Beyond Words: Non-Verbal Communication
Perhaps one of the most innovative aspects of DIA-1.6B is its support for non-verbal communication elements. The model can generate various non-verbal sounds that significantly enhance the realism of dialogues, including:
- Laughter
- Coughing
- Throat clearing
- Other emotional vocalizations
Early testing shows mixed results with some emotional tags, but laughter generation in particular has been noted as "very good." These elements add a layer of authenticity that has typically been missing from AI-generated speech, bringing TTS technology one step closer to mimicking the nuances of human conversation.
Technical Requirements: Running DIA-1.6B Locally
As an open-weight model designed for local deployment, DIA-1.6B requires specific hardware capabilities:
- VRAM Requirements: Approximately 10GB of video RAM for the full version
- Tested Hardware: Successfully runs on consumer-grade GPUs like the 3090 series
- Apple Silicon Compatibility: Reports indicate successful operation on Apple Silicon machines with sufficient memory
- Model Size: The weight files are approximately 6.5GB
During testing, VRAM utilization stabilized around 7.4GB during generation, though total VRAM usage gradually increased throughout extended testing sessions. Generation speed varies based on audio length and the presence of emotional tags.
User Interface and Generation Parameters
The model launches with a Gradio-based web interface that provides a straightforward user experience. Through this UI, users can:
- Input dialogue text with speaker designations
- Include emotional tags for non-verbal elements
- Adjust generation parameters such as speed factor
- Set maximum generation length
Preliminary testing suggests that parameter adjustments can significantly impact the quality and characteristics of the generated speech. For instance, increasing the speed factor may alter voice characteristics in unexpected ways, suggesting that users should experiment with these settings to find the optimal configuration for their specific needs.
The Impact of Text Formatting
One interesting observation from early testing is how the model responds to text formatting elements.
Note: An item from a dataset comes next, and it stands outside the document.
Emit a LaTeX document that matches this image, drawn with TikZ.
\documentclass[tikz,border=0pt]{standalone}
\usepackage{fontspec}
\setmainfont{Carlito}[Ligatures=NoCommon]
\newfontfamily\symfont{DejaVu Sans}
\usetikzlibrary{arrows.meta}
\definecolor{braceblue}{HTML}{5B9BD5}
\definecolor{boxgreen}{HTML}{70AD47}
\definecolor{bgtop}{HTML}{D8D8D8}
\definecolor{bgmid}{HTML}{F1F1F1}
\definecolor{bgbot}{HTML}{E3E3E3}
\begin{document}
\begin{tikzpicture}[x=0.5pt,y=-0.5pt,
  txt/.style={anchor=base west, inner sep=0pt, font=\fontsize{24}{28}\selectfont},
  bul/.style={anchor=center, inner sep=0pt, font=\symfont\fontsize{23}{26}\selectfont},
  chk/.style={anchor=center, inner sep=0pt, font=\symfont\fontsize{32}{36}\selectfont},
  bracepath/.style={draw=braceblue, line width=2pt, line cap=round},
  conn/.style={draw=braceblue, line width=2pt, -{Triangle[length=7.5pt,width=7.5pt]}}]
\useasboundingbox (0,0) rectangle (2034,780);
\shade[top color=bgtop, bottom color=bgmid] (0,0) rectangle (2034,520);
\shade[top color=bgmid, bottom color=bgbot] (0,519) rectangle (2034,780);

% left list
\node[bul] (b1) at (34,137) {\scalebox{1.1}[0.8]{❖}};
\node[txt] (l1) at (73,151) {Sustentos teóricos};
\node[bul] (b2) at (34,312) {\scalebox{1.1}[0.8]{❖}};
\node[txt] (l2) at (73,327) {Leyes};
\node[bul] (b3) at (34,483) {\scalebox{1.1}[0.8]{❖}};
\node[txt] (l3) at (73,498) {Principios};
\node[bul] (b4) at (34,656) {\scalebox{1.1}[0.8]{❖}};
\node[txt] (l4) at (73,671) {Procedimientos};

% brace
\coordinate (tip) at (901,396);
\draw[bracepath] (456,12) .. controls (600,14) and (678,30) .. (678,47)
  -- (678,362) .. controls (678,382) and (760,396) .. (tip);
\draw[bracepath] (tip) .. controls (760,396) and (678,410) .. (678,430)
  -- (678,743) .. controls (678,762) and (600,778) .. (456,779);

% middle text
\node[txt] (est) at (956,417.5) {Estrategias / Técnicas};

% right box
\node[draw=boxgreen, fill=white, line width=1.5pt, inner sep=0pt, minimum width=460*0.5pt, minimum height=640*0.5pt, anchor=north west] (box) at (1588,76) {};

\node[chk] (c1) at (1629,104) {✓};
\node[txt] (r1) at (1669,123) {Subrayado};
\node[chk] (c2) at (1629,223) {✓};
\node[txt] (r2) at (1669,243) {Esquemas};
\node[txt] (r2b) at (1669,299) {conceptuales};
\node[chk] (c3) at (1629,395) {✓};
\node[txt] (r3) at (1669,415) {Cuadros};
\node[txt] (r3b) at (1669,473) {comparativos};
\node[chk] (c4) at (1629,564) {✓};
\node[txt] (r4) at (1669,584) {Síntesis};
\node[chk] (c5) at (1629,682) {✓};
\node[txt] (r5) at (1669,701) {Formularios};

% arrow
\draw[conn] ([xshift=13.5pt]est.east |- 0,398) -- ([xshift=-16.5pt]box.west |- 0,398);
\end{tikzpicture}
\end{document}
The DIA-1.6B appears to interpret emotional tags placed in parentheses as cues to generate corresponding sound effects. Additionally, punctuation seems to play an important role in guiding the cadence and tone of the generated speech.
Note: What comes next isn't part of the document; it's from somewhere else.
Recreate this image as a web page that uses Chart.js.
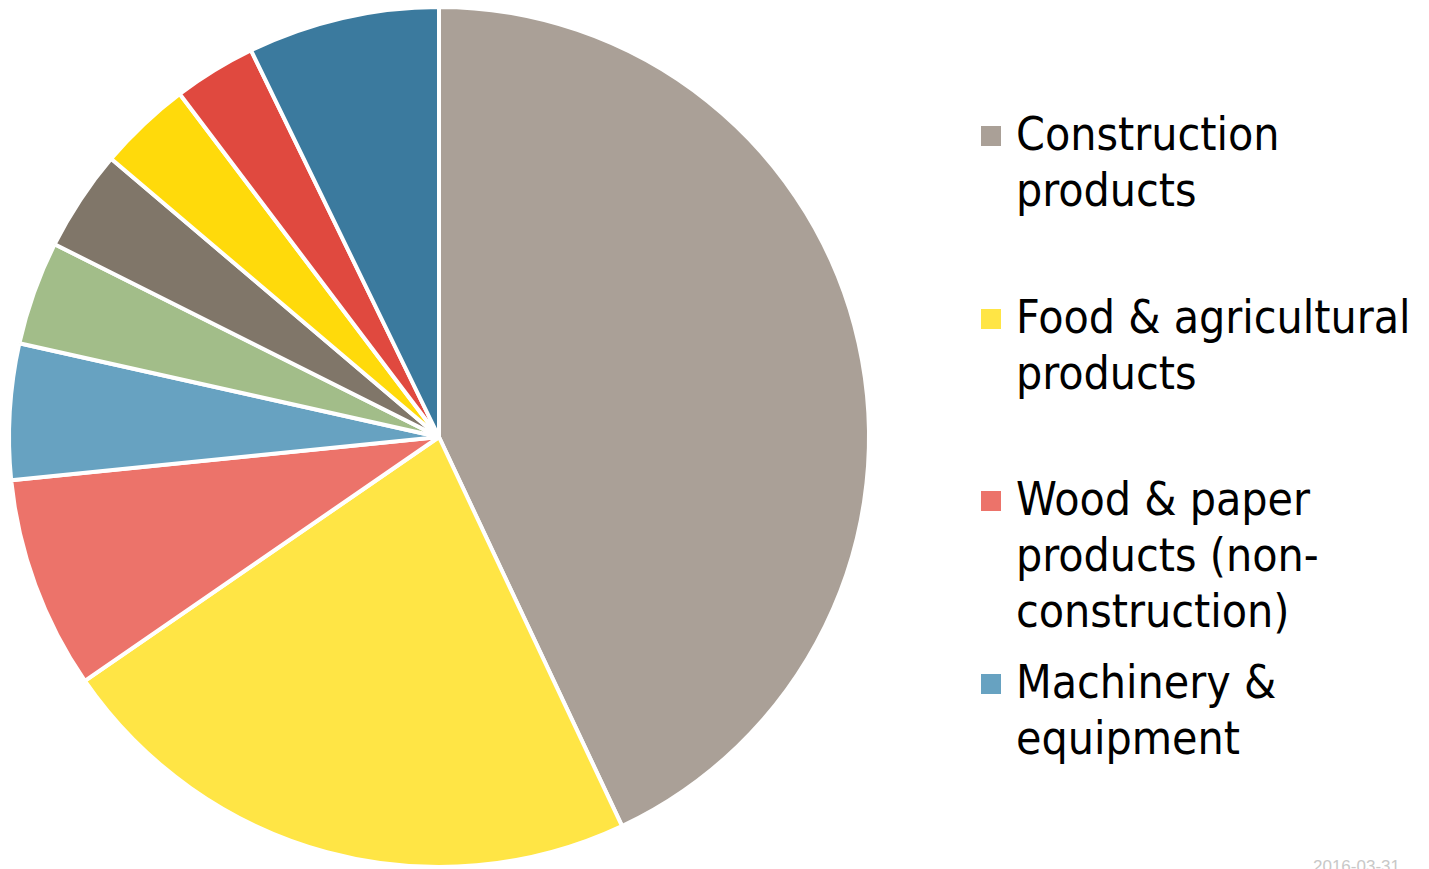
<!DOCTYPE html>
<html>
<head>
<meta charset="utf-8">
<script src="https://cdn.jsdelivr.net/npm/chart.js@4.4.1/dist/chart.umd.min.js"></script>
<style>
  html, body { margin:0; padding:0; background:#fff; width:1429px; height:869px; overflow:hidden; }
  #wrap { position:absolute; left:0; top:0; width:878px; height:869px; }
  #legend { position:absolute; left:981px; top:0; width:448px; height:869px;
            font-family:"Liberation Sans Narrow","DejaVu Sans Condensed","Liberation Sans",sans-serif;
            font-size:46px; line-height:56px; color:#000; }
  .item { position:absolute; left:0; }
  .sw { position:absolute; left:0; top:20px; width:20px; height:20px; }
  .tx { position:absolute; left:35px; top:0; white-space:nowrap; }
  #date { position:absolute; left:1313px; top:857px; font-family:"Liberation Sans",sans-serif;
          font-size:17px; color:#c8c8c8; }
</style>
</head>
<body>
<div id="wrap"><canvas id="c"></canvas></div>
<div id="legend"></div>
<div id="date">2016-03-31</div>
<script>
const categories = [
  "Construction products",
  "Food & agricultural products",
  "Wood & paper products (non-construction)",
  "Machinery & equipment",
  "Category 5",
  "Category 6",
  "Category 7",
  "Category 8",
  "Category 9"
];
const legendLines = [
  ["Construction", "products"],
  ["Food & agricultural", "products"],
  ["Wood & paper", "products (non-", "construction)"],
  ["Machinery &", "equipment"]
];
const shares = [43.0, 22.4, 8.0, 5.1, 3.9, 3.8, 3.5, 3.1, 7.2];
const colors = ["#AAA097", "#FFE545", "#EC736A", "#67A2C1", "#A2BD89", "#807669", "#FFDA0B", "#E0493F", "#3B7A9E"];
const legendCount = 4;

const chart = new Chart(document.getElementById('c'), {
  type: 'pie',
  data: {
    labels: categories,
    datasets: [{
      data: shares,
      backgroundColor: colors,
      borderColor: '#ffffff',
      borderWidth: 4,
      hoverOffset: 0,
      offset: 0
    }]
  },
  options: {
    responsive: true,
    maintainAspectRatio: false,
    animation: false,
    layout: { padding: { top: 5, bottom: 0, left: 7, right: 7 } },
    plugins: {
      legend: { display: false },
      tooltip: { enabled: false }
    }
  }
});

const leg = document.getElementById('legend');
const tops = [106, 289, 471, 654];
for (let i = 0; i < legendCount; i++) {
  const it = document.createElement('div');
  it.className = 'item';
  it.style.top = tops[i] + 'px';
  const sw = document.createElement('div');
  sw.className = 'sw';
  sw.style.background = chart.data.datasets[0].backgroundColor[i];
  const tx = document.createElement('div');
  tx.className = 'tx';
  tx.innerHTML = legendLines[i].map(s => s.replace(/&/g, '&amp;')).join('<br>');
  it.appendChild(sw);
  it.appendChild(tx);
  leg.appendChild(it);
}
</script>
</body>
</html>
This sensitivity to formatting suggests that users might achieve better results by strategically incorporating punctuation and emotional cues in their input text. Future research and community experimentation will likely yield best practices for optimizing text formatting for this model.
Part of a Promising Trend
The release of DIA-1.6B reflects a broader trend in the TTS landscape, where open-source models are steadily improving in quality and capabilities. For hobbyists and professionals who prefer offline, open-source solutions, this upward trajectory is tremendously encouraging.
What makes DIA-1.6B particularly noteworthy is how it addresses specific use cases that commercial services often neglect or charge premium fees to access. By focusing on dialogue generation and non-verbal elements, Nari Labs has created a tool that fills an important gap in the open-source TTS ecosystem.
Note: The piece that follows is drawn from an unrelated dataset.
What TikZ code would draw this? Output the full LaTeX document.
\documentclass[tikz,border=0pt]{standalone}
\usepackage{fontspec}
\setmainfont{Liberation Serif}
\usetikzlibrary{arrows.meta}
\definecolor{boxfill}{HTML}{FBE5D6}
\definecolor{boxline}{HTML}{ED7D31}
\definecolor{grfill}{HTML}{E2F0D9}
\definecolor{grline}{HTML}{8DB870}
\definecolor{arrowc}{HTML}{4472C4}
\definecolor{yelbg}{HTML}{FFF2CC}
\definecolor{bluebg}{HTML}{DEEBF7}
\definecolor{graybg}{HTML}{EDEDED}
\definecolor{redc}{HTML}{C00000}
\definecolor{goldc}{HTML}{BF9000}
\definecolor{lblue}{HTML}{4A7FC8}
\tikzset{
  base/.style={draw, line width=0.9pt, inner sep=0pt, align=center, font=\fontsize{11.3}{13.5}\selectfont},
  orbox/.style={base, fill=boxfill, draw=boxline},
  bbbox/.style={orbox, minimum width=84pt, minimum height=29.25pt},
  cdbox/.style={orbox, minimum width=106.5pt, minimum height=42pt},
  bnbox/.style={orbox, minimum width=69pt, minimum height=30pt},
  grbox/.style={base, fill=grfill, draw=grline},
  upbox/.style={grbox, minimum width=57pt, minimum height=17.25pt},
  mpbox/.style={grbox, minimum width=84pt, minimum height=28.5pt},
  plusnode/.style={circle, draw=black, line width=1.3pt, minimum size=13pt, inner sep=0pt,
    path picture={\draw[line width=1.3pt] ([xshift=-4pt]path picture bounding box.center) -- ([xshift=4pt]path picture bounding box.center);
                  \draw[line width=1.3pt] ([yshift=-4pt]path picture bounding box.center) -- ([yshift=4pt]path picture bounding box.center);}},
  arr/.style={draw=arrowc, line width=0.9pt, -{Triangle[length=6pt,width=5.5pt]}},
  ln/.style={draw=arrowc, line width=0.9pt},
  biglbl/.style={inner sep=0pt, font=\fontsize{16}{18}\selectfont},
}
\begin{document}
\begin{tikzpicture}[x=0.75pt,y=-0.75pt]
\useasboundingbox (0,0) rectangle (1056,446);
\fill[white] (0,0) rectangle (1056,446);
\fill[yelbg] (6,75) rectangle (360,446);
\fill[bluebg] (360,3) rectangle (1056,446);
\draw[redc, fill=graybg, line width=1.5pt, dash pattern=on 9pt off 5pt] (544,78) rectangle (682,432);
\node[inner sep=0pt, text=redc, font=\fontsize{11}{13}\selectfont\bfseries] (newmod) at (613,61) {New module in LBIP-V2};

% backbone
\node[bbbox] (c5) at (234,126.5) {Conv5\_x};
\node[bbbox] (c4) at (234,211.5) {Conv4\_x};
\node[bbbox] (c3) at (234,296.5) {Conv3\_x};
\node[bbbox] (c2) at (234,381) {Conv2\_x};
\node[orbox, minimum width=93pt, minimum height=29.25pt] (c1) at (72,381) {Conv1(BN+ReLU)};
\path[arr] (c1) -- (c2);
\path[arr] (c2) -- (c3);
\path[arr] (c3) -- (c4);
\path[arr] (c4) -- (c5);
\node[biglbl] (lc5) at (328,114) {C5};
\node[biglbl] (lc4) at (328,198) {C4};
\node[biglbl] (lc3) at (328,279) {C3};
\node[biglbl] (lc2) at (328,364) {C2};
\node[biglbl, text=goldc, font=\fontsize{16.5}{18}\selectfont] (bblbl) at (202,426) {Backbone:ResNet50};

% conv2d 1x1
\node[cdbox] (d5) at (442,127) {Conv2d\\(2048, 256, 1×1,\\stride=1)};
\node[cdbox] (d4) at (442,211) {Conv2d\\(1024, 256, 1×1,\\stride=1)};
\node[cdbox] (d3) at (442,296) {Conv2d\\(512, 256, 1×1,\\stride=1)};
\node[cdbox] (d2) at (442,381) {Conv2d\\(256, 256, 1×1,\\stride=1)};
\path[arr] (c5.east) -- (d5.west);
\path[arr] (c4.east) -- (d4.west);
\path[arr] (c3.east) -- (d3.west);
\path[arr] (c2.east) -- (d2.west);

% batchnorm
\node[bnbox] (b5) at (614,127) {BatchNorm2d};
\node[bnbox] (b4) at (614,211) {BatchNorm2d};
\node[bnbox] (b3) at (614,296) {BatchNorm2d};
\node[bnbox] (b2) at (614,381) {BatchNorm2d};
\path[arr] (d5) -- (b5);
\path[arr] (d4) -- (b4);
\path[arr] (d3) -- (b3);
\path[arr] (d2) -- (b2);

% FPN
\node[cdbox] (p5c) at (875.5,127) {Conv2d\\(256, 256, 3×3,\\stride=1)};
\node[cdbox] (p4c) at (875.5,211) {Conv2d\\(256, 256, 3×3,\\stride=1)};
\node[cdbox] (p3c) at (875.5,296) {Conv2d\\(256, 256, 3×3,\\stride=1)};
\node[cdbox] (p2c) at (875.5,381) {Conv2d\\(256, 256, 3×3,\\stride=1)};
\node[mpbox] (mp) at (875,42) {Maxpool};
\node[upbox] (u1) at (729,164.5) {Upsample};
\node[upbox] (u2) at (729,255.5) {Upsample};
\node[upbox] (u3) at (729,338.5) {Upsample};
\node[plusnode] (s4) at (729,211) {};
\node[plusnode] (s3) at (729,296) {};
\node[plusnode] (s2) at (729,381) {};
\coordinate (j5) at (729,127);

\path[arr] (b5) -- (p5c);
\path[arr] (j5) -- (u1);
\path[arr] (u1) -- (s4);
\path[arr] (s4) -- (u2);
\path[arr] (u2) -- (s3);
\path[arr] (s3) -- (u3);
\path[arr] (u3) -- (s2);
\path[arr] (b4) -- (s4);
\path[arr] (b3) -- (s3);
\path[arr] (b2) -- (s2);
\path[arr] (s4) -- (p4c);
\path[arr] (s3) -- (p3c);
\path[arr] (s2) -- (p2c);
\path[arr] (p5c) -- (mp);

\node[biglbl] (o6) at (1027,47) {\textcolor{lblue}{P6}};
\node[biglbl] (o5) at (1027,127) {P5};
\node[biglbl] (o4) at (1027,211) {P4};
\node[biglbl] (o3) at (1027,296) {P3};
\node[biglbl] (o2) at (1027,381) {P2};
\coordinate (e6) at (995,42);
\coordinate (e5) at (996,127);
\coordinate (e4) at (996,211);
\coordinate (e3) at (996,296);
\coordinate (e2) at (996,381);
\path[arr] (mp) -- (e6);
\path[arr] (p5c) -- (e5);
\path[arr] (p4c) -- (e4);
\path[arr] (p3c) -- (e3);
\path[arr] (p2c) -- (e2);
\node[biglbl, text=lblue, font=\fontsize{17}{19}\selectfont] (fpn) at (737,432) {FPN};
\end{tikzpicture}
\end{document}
Conclusion: A Valuable Addition to the Open-Source Toolkit
Nari Labs' DIA-1.6B represents an impressive achievement in open-source text-to-speech technology. Its specialized focus on multi-speaker dialogues and inclusion of non-verbal communication elements makes it a valuable tool for content creators, especially those working in independent game development or media production.
While the model does require decent hardware resources and still has room for improvement in certain aspects of non-verbal generation, its open-source nature and subscription-free approach make it an attractive option worth exploring. As the community experiments with the model and develops optimized workflows, we can expect to see increasingly impressive results from this powerful new tool.
For those interested in exploring DIA-1.6B, the weight files are available on Hugging Face, and the model can be deployed using the provided quick-start scripts, which early testers report offer one of the "simplest installation processes" compared to other open-source TTS solutions.